On pourrait penser que l’investissement est démesuré par rapport au résultat. Mais ce qui préoccupe au premier rang l’auteur est le manque de ressources et de données en ligne. Il conclut mi-optimiste mi-pessimiste sur la nécessité de laisser du temps au temps pour que tout le monde se mette au diapason.
Un CDROM accompagne l’ouvrage. Son interface est celle d’un site html. Elle permet d’accéder à quatre thématiques distinctes qui reprennent en large partie ce qui a été développé précédemment. Ce CD ne prétend pas être exhaustif mais permet de ne pas se perdre dans la « jungle » de l’offre internet aujourd’hui.
Des fiches techniques ( au format pdf) offrent de très intéressantes perspectives d’utilisations des TICE pour notre enseignement. Deux exemples parmi d’autres : Comment réaliser des croquis avec Ocad 8.0 ?. ou Comment mesurer des superficies avec Titus 1 ? … Ces fiches sont très simples et ludiques. Pascal Boyries fait ici preuve d’une pédagogie déconcertante pour expliquer ce qui est la preuve de sa grande maîtrise de l’ensemble.
Ensuite, un lien permet de pouvoir s’approprier une sitographie déjà très complète. Elle reprend les différents sites abordés dans le livre mais elle est ici classée thématiquement et permet déjà d’avoir un très large aperçu de l’apport des TICE pour l’histoire-géographie. Par exemple pour les plus férus, cette adresse regroupe les fichiers réalisés au LOG de Moirans : http://www.log.ac-grenoble.fr/loghg/mediatheque/flash/index.html
Le lien suivant offre des adresses internet pour obtenir des logiciels libres de base (dont le fameux Hotpot très utile au collège comme au lycée) pour Windows comme pour Mac OSX.

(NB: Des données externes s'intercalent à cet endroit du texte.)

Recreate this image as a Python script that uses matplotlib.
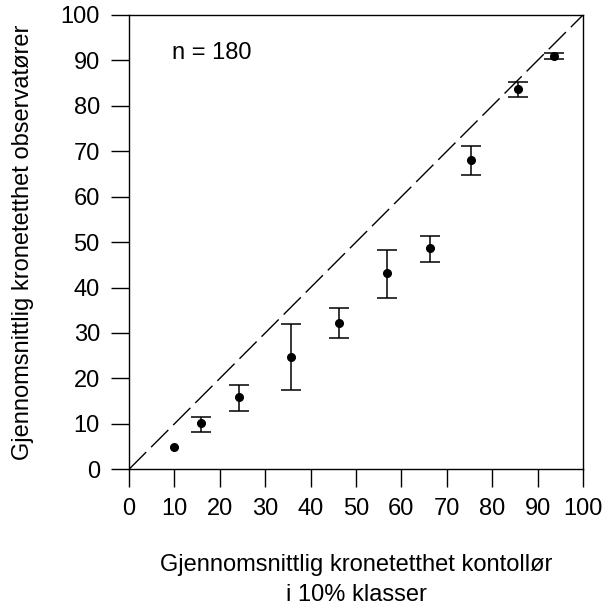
import matplotlib
matplotlib.use("Agg")
import matplotlib.pyplot as plt

plt.rcParams['font.family'] = ['Liberation Sans', 'DejaVu Sans']

# class means (controller) vs observer means with error bounds
x_vals = [10.0, 15.9, 24.3, 35.7, 46.3, 56.9, 66.2, 75.3, 85.7, 93.7]
y_vals = [5.0, 10.1, 15.9, 24.8, 32.2, 43.1, 48.6, 68.0, 83.7, 91.0]
y_upper = [5.0, 11.6, 18.6, 32.0, 35.4, 48.2, 51.4, 71.1, 85.2, 91.6]
y_lower = [5.0, 8.3, 12.8, 17.5, 28.8, 37.7, 45.7, 64.8, 81.9, 90.3]
ticks = [0, 10, 20, 30, 40, 50, 60, 70, 80, 90, 100]


def main():
    fig = plt.figure(figsize=(6.04, 6.07), dpi=100)
    ax = fig.add_axes([0.2136, 0.2269, 0.7516, 0.7484])

    # 1:1 reference line
    ax.plot([0, 100], [0, 100], color="black", lw=1.0,
            linestyle=(0, (17.5, 5)))

    # points with a spread get error bars, the rest only a dot
    xs, ys, lo, hi = [], [], [], []
    for x, y, l, h in zip(x_vals, y_vals, y_lower, y_upper):
        if h - l > 0:
            xs.append(x)
            ys.append(y)
            lo.append(y - l)
            hi.append(h - y)
        else:
            ax.plot(x, y, "o", color="black", markersize=5.5)
    ax.errorbar(xs, ys, yerr=[lo, hi], fmt="o",
                color="black", markersize=5.5, elinewidth=1.1,
                capsize=7.5, capthick=1.1)

    ax.text(9.5, 91.7, "n = 180", fontsize=17, va="center", ha="left")

    ax.set_xlim(0, 100)
    ax.set_ylim(0, 100)
    ax.set_xticks(ticks)
    ax.set_yticks(ticks)
    ax.tick_params(direction="out", length=13, width=1.0,
                   labelsize=17, pad=8)
    for s in ax.spines.values():
        s.set_linewidth(1.0)

    ax.set_xlabel("Gjennomsnittlig kronetetthet kontollør\ni 10% klasser",
                  fontsize=17, labelpad=24, linespacing=1.5)
    ax.set_ylabel("Gjennomsnittlig kronetetthet observatører",
                  fontsize=17, labelpad=19)

    fig.savefig("out.png", dpi=100)


if __name__ == '__main__':
    main()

Enfin, la partie la plus concrète pour la plupart des enseignants est celle où sont données quelques exemples de travaux numériques : un fichier Excell (fichier de suivi des élèves que l’on peut au choix reprendre tel quel ou modifier selon ses préférences) une animation Flash sur l’étude de littoraux balinais (avec des liens hypermédias tels que l’auteur les décrits p.220) , des PowerPoint, un exemple est emblématique de l’expertise de Pascal Boyries : celui en particulier de la façon d’analyser un paysage dans la haute montagne himalayenne. Toutes les étapes de l’identification à la réalisation d’un croquis sont présentées. On pourra aussi citer une autre présentation sur Chebika dans le Sud de la Tunisie qui mêle approche classique à l’approche EEDD.

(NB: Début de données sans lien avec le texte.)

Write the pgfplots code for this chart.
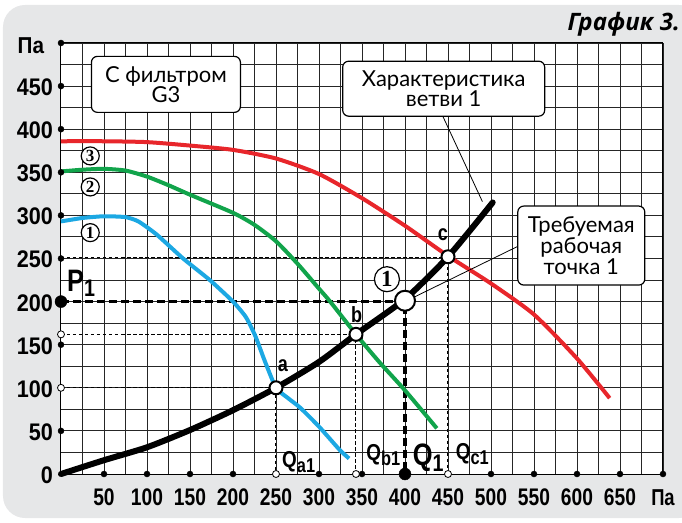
\documentclass[border=0pt]{standalone}
\usepackage{pgfplots}
\pgfplotsset{compat=1.18}
\usepackage{fontspec}
\setmainfont{Liberation Sans}
\newfontfamily\xfont[FakeStretch=0.8]{Liberation Sans}
\newfontfamily\yfont[FakeStretch=0.9]{Liberation Sans}
\newfontfamily\lfont[FakeStretch=0.82]{Liberation Sans}
\newfontfamily\boxfont{Lato}
\newfontfamily\titlefont{Open Sans}
\newfontfamily\cfont{Liberation Serif}
\definecolor{bg}{HTML}{E6E7E8}
\definecolor{cred}{HTML}{E8262B}
\definecolor{cgreen}{HTML}{11A44B}
\definecolor{cblue}{HTML}{1CA8E3}
\tikzset{
  circnum/.style={circle, draw=black, line width=1.2pt, fill=white, inner sep=0pt, minimum size=18pt, font=\cfont\bfseries\fontsize{17}{17}\selectfont},
  infobox/.style={draw=black, line width=1.2pt, rounded corners=6pt, fill=white, align=center, inner sep=0pt, font=\boxfont\fontsize{22}{20}\selectfont},
  lab/.style={anchor=base west, inner sep=0pt},
}
\begin{document}
\begin{tikzpicture}
\useasboundingbox (-61pt,-48pt) rectangle (621pt,474pt);
\fill[bg, rounded corners=22pt] (-58pt,-44pt) rectangle (640pt,469pt);
\begin{axis}[
  at={(0,0)}, anchor=south west,
  scale only axis, width=602pt, height=431pt,
  xmin=0, xmax=700, ymin=0, ymax=500,
  clip=false,
  axis background/.style={fill=white},
  axis line style={black, line width=1pt},
  xtick={50,100,150,200,250,300,350,400,450,500,550,600,650,700},
  xticklabels={50,100,150,200,250,300,350,400,450,500,550,600,650,{}},
  ytick={0,50,100,150,200,250,300,350,400,450,500},
  yticklabels={0,50,100,150,200,250,300,350,400,450,{}},
  minor xtick={25,75,...,675},
  minor ytick={25,75,...,475},
  grid=both,
  major grid style={black!85, line width=0.9pt},
  minor grid style={black!85, line width=0.9pt},
  major tick length=0pt, minor tick length=0pt,
  /pgf/number format/assume math mode=true,
  xticklabel style={font=\xfont\bfseries\fontsize{24}{24}\selectfont, anchor=base, yshift=-31pt, inner sep=0pt},
  yticklabel style={font=\yfont\bfseries\fontsize{24}{24}\selectfont, anchor=base east, xshift=-8pt, yshift=-9.5pt, inner sep=0pt},
]
% dashed guide lines
\addplot[black, line width=1pt, dash pattern=on 3.5pt off 2.5pt] coordinates {(0,100) (250,100) (250,0)};
\addplot[black, line width=1pt, dash pattern=on 3.5pt off 2.5pt] coordinates {(0,162) (343,162) (343,0)};
\addplot[black, line width=1pt, dash pattern=on 3.5pt off 2.5pt] coordinates {(0,251) (450,251) (450,0)};
\addplot[black, line width=3.5pt, dash pattern=on 8pt off 4pt] coordinates {(0,200) (400,200) (400,0)};
% fan curves
\addplot[cred, line width=4pt, smooth, tension=0.4] coordinates {
 (0,386) (50,386) (100,385) (150,381) (200,376) (250,366) (300,348) (350,320) (400,288) (450,253) (500,221) (550,185) (600,134) (638,88)};
\addplot[cgreen, line width=4pt, smooth, tension=0.4] coordinates {
 (0,351) (25,353) (50,354) (75,352) (100,345) (125,335) (150,324) (200,303) (225,289) (250,270) (275,244) (300,215) (313,200) (343,162) (370,130) (400,97) (437,53)};
\addplot[cblue, line width=4pt, smooth, tension=0.35] coordinates {
 (0,293) (25,297) (50,299) (75,298) (90,293) (111,278) (142,250) (173,225) (200,200) (215,182) (226,160) (237,131) (250,100) (264,88) (278,77) (300,55) (324,28) (335,18)};
% system curve
\addplot[black, line width=6pt, line cap=round, smooth, tension=0.4] coordinates {
 (0,0) (50,16) (100,31) (150,51) (200,74) (250,100) (300,130) (343,162) (400,203) (450,252) (502,315)};
% leader lines
\draw[black, line width=0.8pt] (444,415) -- (490,316);
\draw[black, line width=0.8pt] (531,264) -- (400,200);
% axis dots
\addplot[only marks, mark=*, mark size=3pt, black] coordinates {
 (0,50) (0,150) (0,250) (0,300) (0,350) (0,400) (0,450) (0,500)
 (50,0) (100,0) (150,0) (200,0) (300,0) (350,0) (500,0) (550,0) (600,0) (650,0) (700,0)};
\addplot[only marks, mark=*, mark size=3.5pt, mark options={fill=white, draw=black, line width=0.8pt}] coordinates {
 (0,100) (0,162) (250,0) (343,0) (450,0)};
\addplot[only marks, mark=*, mark size=6pt, black] coordinates {(0,200) (400,0)};
% operating points
\addplot[only marks, mark=*, mark size=6.5pt, mark options={fill=white, draw=black, line width=2pt}] coordinates {(250,100) (343,162) (450,252)};
\addplot[only marks, mark=*, mark size=10pt, mark options={fill=white, draw=black, line width=2pt}] coordinates {(400,201)};
% unit labels
\node[anchor=base east, inner sep=0pt, font=\yfont\bfseries\fontsize{23}{23}\selectfont] at (-19.5,488) {Па};
\node[anchor=base, inner sep=0pt, font=\xfont\bfseries\fontsize{23}{23}\selectfont] at (700,-36) {Па};
% labels
\node[lab, font=\lfont\bfseries\fontsize{31}{31}\selectfont] at (7,212) {P\raisebox{-5pt}{\fontsize{24}{24}\selectfont 1}};
\node[lab, font=\lfont\bfseries\fontsize{31}{31}\selectfont] at (409,10) {Q\raisebox{-6pt}{\fontsize{24}{24}\selectfont 1}};
\node[lab, font=\lfont\bfseries\fontsize{23}{23}\selectfont] at (257,7) {Q\raisebox{-5pt}{\fontsize{20}{20}\selectfont a1}};
\node[lab, font=\lfont\bfseries\fontsize{23}{23}\selectfont] at (355,16) {Q\raisebox{-5pt}{\fontsize{20}{20}\selectfont b1}};
\node[lab, font=\lfont\bfseries\fontsize{23}{23}\selectfont] at (459,17) {Q\raisebox{-5pt}{\fontsize{20}{20}\selectfont c1}};
\node[lab, font=\lfont\bfseries\fontsize{22}{22}\selectfont] at (252,119) {a};
\node[lab, font=\lfont\bfseries\fontsize{22}{22}\selectfont] at (337,176) {b};
\node[lab, font=\lfont\bfseries\fontsize{22}{22}\selectfont] at (438,271) {c};
\node[circnum] at (34,369) {3};
\node[circnum] at (34,333) {2};
\node[circnum] at (34,280) {1};
\node[circnum, minimum size=25pt, font=\cfont\bfseries\fontsize{23}{23}\selectfont] at (379,226) {1};
% boxes
\node[infobox, minimum width=149pt, minimum height=56pt] at (122,452) {С фильтром\\G3};
\node[infobox, minimum width=202pt, minimum height=55pt] at (445,447) {Характеристика\\ветви 1};
\node[infobox, minimum width=127pt, minimum height=79pt, font=\boxfont\fontsize{22}{21}\selectfont] at (605,265) {Требуемая\\рабочая\\точка 1};
% title
\node[anchor=base east, inner sep=0pt, font=\titlefont\bfseries\itshape\fontsize{24}{24}\selectfont] at (720,514) {График 3.};
\end{axis}
\end{tikzpicture}
\end{document}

Au total, un ouvrage indispensable aux enseignants pour se mettre au niveau sans avoir l’impression d’être de quelques façons forcés et aux autres de mettre des mots sur des interrogations légitimes que nous nous posons tous.
Pascal Boyries, Histoire – géographie et multimédia 2. Séquences pour les lycées, Crdp de Grenoble, 2006, 248 p.